= Trademark of Quality =

Bootleg record label

Trademark of Quality, also spelled as Trade Mark of Quality (abbreviated TMOQ or TMQ), was a bootleg record label based in Los Angeles, California, United States, during the late 1960s and early 1970s. The label was responsible for many underground records of Bob Dylan, Pink Floyd, Led Zeppelin, Jefferson Airplane, Devo, Grateful Dead, The Beatles, Frank Zappa, The Rolling Stones, The Who and many other rock artists of the era.

Trade Mark of Quality was established in 1970 by "Dub" Taylor and Ken Douglas. They were quality-conscious perfectionists who pressed many of their albums on colored, virgin vinyl, and possibly the first bootleggers to start producing printed picture covers, and later color picture covers, rather than paper inserts. Taylor and Douglas had released several albums under different names before settling on "Trade Mark of Quality" in 1969, the first being Great White Wonder by Bob Dylan. According to Douglas, Taylor recorded several of TMOQ's releases himself, including the Rolling Stones' Live'r Than You'll Ever Be and Led Zeppelin's Live On Blueberry Hill. TMOQ frequently released its albums with cover art by William Stout.

== History ==
First generation releases are known as TMOQ or "farm pig" and were released by Taylor and Douglas. The first pressings had big number 1/2/3/4 labels and later pressings had different variations of the "farm pig" label. An unknown number of titles had "Made In Holland" printed on the labels, because – according to the book Great White Wonders – of the liberal laws in Holland. These copies were then exported to Europe. All TMOQ albums initially had blank generic jackets with rubber stamped title, TMOQ stickers in silver, gold and various other colors with records pressed on black or colored vinyl when available. Most, but not all albums, had a back insert.

Second generation releases came after Taylor and Douglas split their partnership and began a "friendly competition". Douglas released titles on his own TMOQ, also known as the "Smoking Pig" label, before establishing The Amazing Kornyfone Record Label (TAKRL) with a new partner. An arrangement with the pressing plant allowed him use of Taylor's TMOQ stampers to press his own copies of Taylor's records along with his own new releases. His releases were a mix of CV and black vinyl pressings and had front inserts (usually the same as the old TMOQ back inserts but now with the TMOQ logo). Between 1973 and 1974, a number of titles were released without catalog numbers and can only be identified by the matrix numbers.

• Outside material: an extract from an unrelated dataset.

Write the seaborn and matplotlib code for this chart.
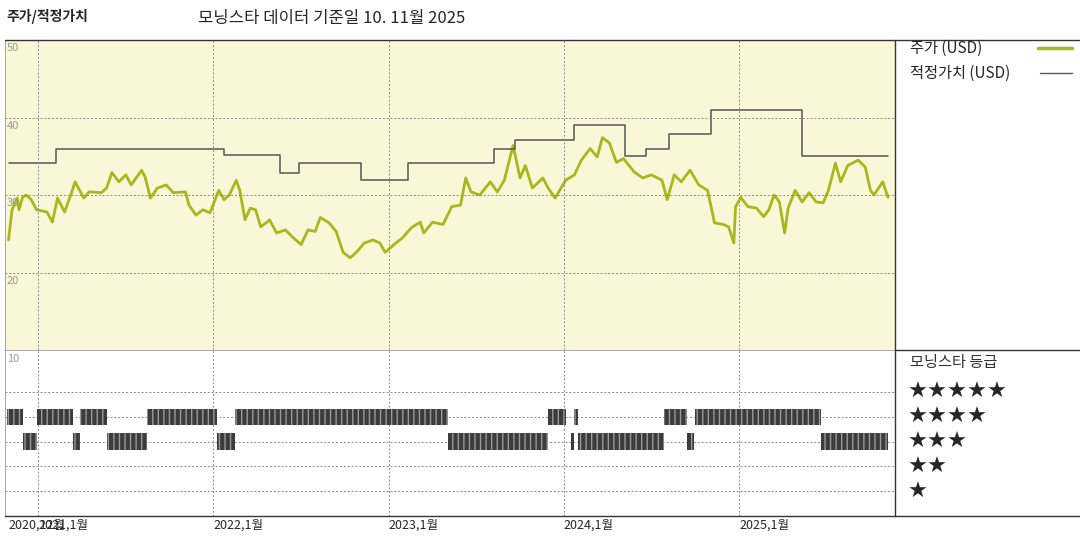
import matplotlib
matplotlib.use('Agg')
import matplotlib.pyplot as plt
import numpy as np
import pandas as pd
import seaborn as sns

# Price (USD), decimal year
PRICE_T = [2020.83, 2020.85, 2020.88, 2020.89, 2020.91, 2020.93, 2020.96, 2020.99, 2021.05, 2021.08,
           2021.11, 2021.15, 2021.19, 2021.21, 2021.26, 2021.29, 2021.36, 2021.39, 2021.42, 2021.46,
           2021.50, 2021.53, 2021.59, 2021.61, 2021.64, 2021.68, 2021.73, 2021.77, 2021.84, 2021.86,
           2021.90, 2021.94, 2021.98, 2022.03, 2022.06, 2022.09, 2022.13, 2022.15, 2022.18, 2022.21,
           2022.24, 2022.27, 2022.30, 2022.32, 2022.36, 2022.41, 2022.45, 2022.50, 2022.54, 2022.58,
           2022.61, 2022.66, 2022.70, 2022.74, 2022.78, 2022.82, 2022.86, 2022.91, 2022.95, 2022.98,
           2023.03, 2023.08, 2023.13, 2023.18, 2023.20, 2023.25, 2023.31, 2023.36, 2023.41, 2023.44,
           2023.47, 2023.52, 2023.58, 2023.62, 2023.66, 2023.71, 2023.75, 2023.78, 2023.82, 2023.88,
           2023.91, 2023.95, 2024.01, 2024.06, 2024.10, 2024.15, 2024.19, 2024.22, 2024.26, 2024.30,
           2024.34, 2024.40, 2024.45, 2024.50, 2024.56, 2024.59, 2024.63, 2024.67, 2024.72, 2024.77,
           2024.82, 2024.86, 2024.91, 2024.94, 2024.97, 2024.98, 2025.01, 2025.05, 2025.10, 2025.14,
           2025.17, 2025.20, 2025.23, 2025.26, 2025.28, 2025.32, 2025.36, 2025.40, 2025.44, 2025.48,
           2025.51, 2025.55, 2025.58, 2025.62, 2025.68, 2025.72, 2025.75, 2025.77, 2025.82, 2025.85]
PRICE = [24.2, 28.1, 29.6, 28.1, 29.7, 30.0, 29.4, 28.1, 27.8, 26.5,
         29.6, 27.8, 30.3, 31.7, 29.6, 30.4, 30.3, 30.9, 32.9, 31.7,
         32.6, 31.3, 33.2, 32.3, 29.6, 30.9, 31.3, 30.3, 30.4, 28.7,
         27.4, 28.1, 27.7, 30.6, 29.4, 30.0, 31.9, 30.6, 26.8, 28.3,
         28.1, 25.9, 26.4, 26.8, 25.1, 25.5, 24.6, 23.6, 25.5, 25.3,
         27.1, 26.4, 25.3, 22.6, 21.9, 22.7, 23.8, 24.2, 23.8, 22.6,
         23.6, 24.5, 25.8, 26.5, 25.1, 26.5, 26.2, 28.5, 28.7, 32.2,
         30.4, 30.0, 31.7, 30.4, 31.9, 36.4, 32.2, 33.8, 30.9, 32.2,
         30.9, 29.6, 31.9, 32.6, 34.5, 36.0, 34.9, 37.4, 36.7, 34.2,
         34.7, 33.0, 32.2, 32.6, 31.9, 29.4, 32.6, 31.7, 33.2, 31.3,
         30.6, 26.4, 26.2, 25.9, 23.8, 28.5, 29.7, 28.5, 28.3, 27.2,
         28.1, 30.0, 29.1, 25.1, 28.3, 30.6, 29.1, 30.3, 29.1, 29.0,
         30.6, 34.1, 31.7, 33.8, 34.5, 33.6, 30.6, 30.0, 31.7, 29.7]

# Fair value steps (start year, value)
FV_T = [2020.83, 2021.10, 2022.06, 2022.38, 2022.49, 2022.84, 2023.11, 2023.60, 2023.72,
        2024.06, 2024.35, 2024.47, 2024.60, 2024.84, 2025.36, 2025.85]
FV = [34.1, 36.0, 35.1, 32.9, 34.1, 31.9, 34.1, 36.0, 37.1,
      39.0, 35.0, 36.0, 37.9, 41.0, 35.0, 35.0]

# Morningstar rating periods (start, end, stars)
RATING_START = [2020.82, 2020.99, 2021.24, 2021.62, 2022.12, 2023.91, 2024.06, 2024.57, 2024.75,
                2020.91, 2021.20, 2021.39, 2022.02, 2023.34, 2024.04, 2024.08, 2024.70, 2025.47]
RATING_END = [2020.91, 2021.20, 2021.39, 2022.02, 2023.34, 2024.01, 2024.08, 2024.70, 2025.47,
              2020.99, 2021.24, 2021.62, 2022.12, 2023.91, 2024.06, 2024.57, 2024.74, 2025.85]
RATING_STARS = [4, 4, 4, 4, 4, 4, 4, 4, 4,
                3, 3, 3, 3, 3, 3, 3, 3, 3]

X_TICKS = [2020.83, 2021.0, 2022.0, 2023.0, 2024.0, 2025.0]
X_LABELS = ['2020,12월', '2021,1월', '2022,1월', '2023,1월', '2024,1월', '2025,1월']

sns.set_style('white')
plt.rcParams['font.family'] = ['Noto Sans CJK KR', 'DejaVu Sans']

XMIN, XMAX = 2020.81, 2025.89
OLIVE = '#a9b71c'
GRID = dict(color='#888888', linestyle=(0, (2, 2)), linewidth=0.7)

fig = plt.figure(figsize=(10.8, 5.4), dpi=100)
ax = fig.add_axes([5 / 1080, 190 / 540, 890 / 1080, 310 / 540])
axr = fig.add_axes([5 / 1080, 24 / 540, 890 / 1080, 166 / 540])

# price panel
ax.set_facecolor('#faf6d8')
price = pd.DataFrame({'t': PRICE_T, 'v': PRICE})
sns.lineplot(data=price, x='t', y='v', ax=ax, color=OLIVE, linewidth=2.0)
ax.step(FV_T, FV, where='post', color='#555555', linewidth=1.1)
ax.set_xlim(XMIN, XMAX)
ax.set_ylim(10, 50)
ax.set_xlabel('')
ax.set_ylabel('')
ax.set_xticks([])
ax.set_yticks([])
for yv in [20, 30, 40]:
    ax.axhline(yv, **GRID)
for xv in X_TICKS[1:]:
    ax.axvline(xv, **GRID)
for yv in [20, 30, 40, 50]:
    ax.text(XMIN + 0.01, yv - 0.4, str(yv), color='#999999', fontsize=8, va='top')
for s in ax.spines.values():
    s.set_color('#999999')
    s.set_linewidth(0.6)

# rating panel
for st, en, stars in zip(RATING_START, RATING_END, RATING_STARS):
    axr.broken_barh([(st, en - st)], (stars - 0.33, 0.66), facecolors='#3c3c3c',
                    edgecolors='#9a9a9a', hatch='|||', linewidth=0)
axr.set_xlim(XMIN, XMAX)
axr.set_ylim(0.0, 6.7)
axr.set_yticks([])
for yv in [1, 2, 3, 4, 5]:
    axr.axhline(yv, zorder=0, **GRID)
for xv in X_TICKS[1:]:
    axr.axvline(xv, zorder=0, **GRID)
axr.text(XMIN + 0.01, 6.55, '10', color='#999999', fontsize=8, va='top')
axr.set_xticks(X_TICKS)
axr.set_xticklabels(X_LABELS, fontsize=9, ha='left')
axr.tick_params(axis='x', length=0, pad=2)
for s in axr.spines.values():
    s.set_color('#999999')
    s.set_linewidth(0.6)
axr.spines['bottom'].set_color('#333333')
axr.spines['bottom'].set_linewidth(1.0)

# right side panel frame
fig.add_artist(plt.Line2D([895 / 1080, 895 / 1080], [24 / 540, 500 / 540], color='#333333', lw=1))
fig.add_artist(plt.Line2D([5 / 1080, 1], [500 / 540, 500 / 540], color='#333333', lw=1))
fig.add_artist(plt.Line2D([895 / 1080, 1], [190 / 540, 190 / 540], color='#333333', lw=1))
fig.add_artist(plt.Line2D([895 / 1080, 1], [24 / 540, 24 / 540], color='#333333', lw=1))

# legend
fig.text(910 / 1080, 1 - 48 / 540, '주가 (USD)', fontsize=11, va='center')
fig.add_artist(plt.Line2D([1038 / 1080, 1072 / 1080], [1 - 48 / 540] * 2, color=OLIVE, lw=2.5))
fig.text(910 / 1080, 1 - 73 / 540, '적정가치 (USD)', fontsize=11, va='center')
fig.add_artist(plt.Line2D([1040 / 1080, 1072 / 1080], [1 - 73 / 540] * 2, color='#555555', lw=1))

fig.text(910 / 1080, 1 - 362 / 540, '모닝스타 등급', fontsize=11, va='center', color='#333333')
for i, n in enumerate([5, 4, 3, 2, 1]):
    fig.text(908 / 1080, 1 - (392 + 25 * i) / 540, '★' * n, fontsize=16, va='center',
             family=['DejaVu Sans'])

# titles
fig.text(6 / 1080, 1 - 16 / 540, '주가/적정가치', fontsize=10, fontweight='bold', va='center')
fig.text(198 / 1080, 1 - 19 / 540, '모닝스타 데이터 기준일 10. 11월 2025', fontsize=12, va='center')

fig.savefig('out.png', dpi=100, facecolor='white')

In 1973, Taylor and Douglas met art student William Stout, who expressed an interest in designing their album covers; his first being the Rolling Stones' Winter Tour 1973 double album. Stout subsequently designed all the TMOQ cartoon covers in his unique style. The most famous is probably The Rolling Stones' Welcome to New York in 1973 which was also the label's first printed deluxe cover. Asked about his favorite TMOQ artwork, Stout said: "Welcome to New York, with Paul McCartney and Wings' Great Dane a close second. There were so many good Stones covers because the Stones had a great, fully realised image to play with. And bootleggers loved the Stones, so they put out many more Stones LPs compared to ones by other groups." Stout's last ones were in 1976 when TMOQ released six albums in its deluxe series.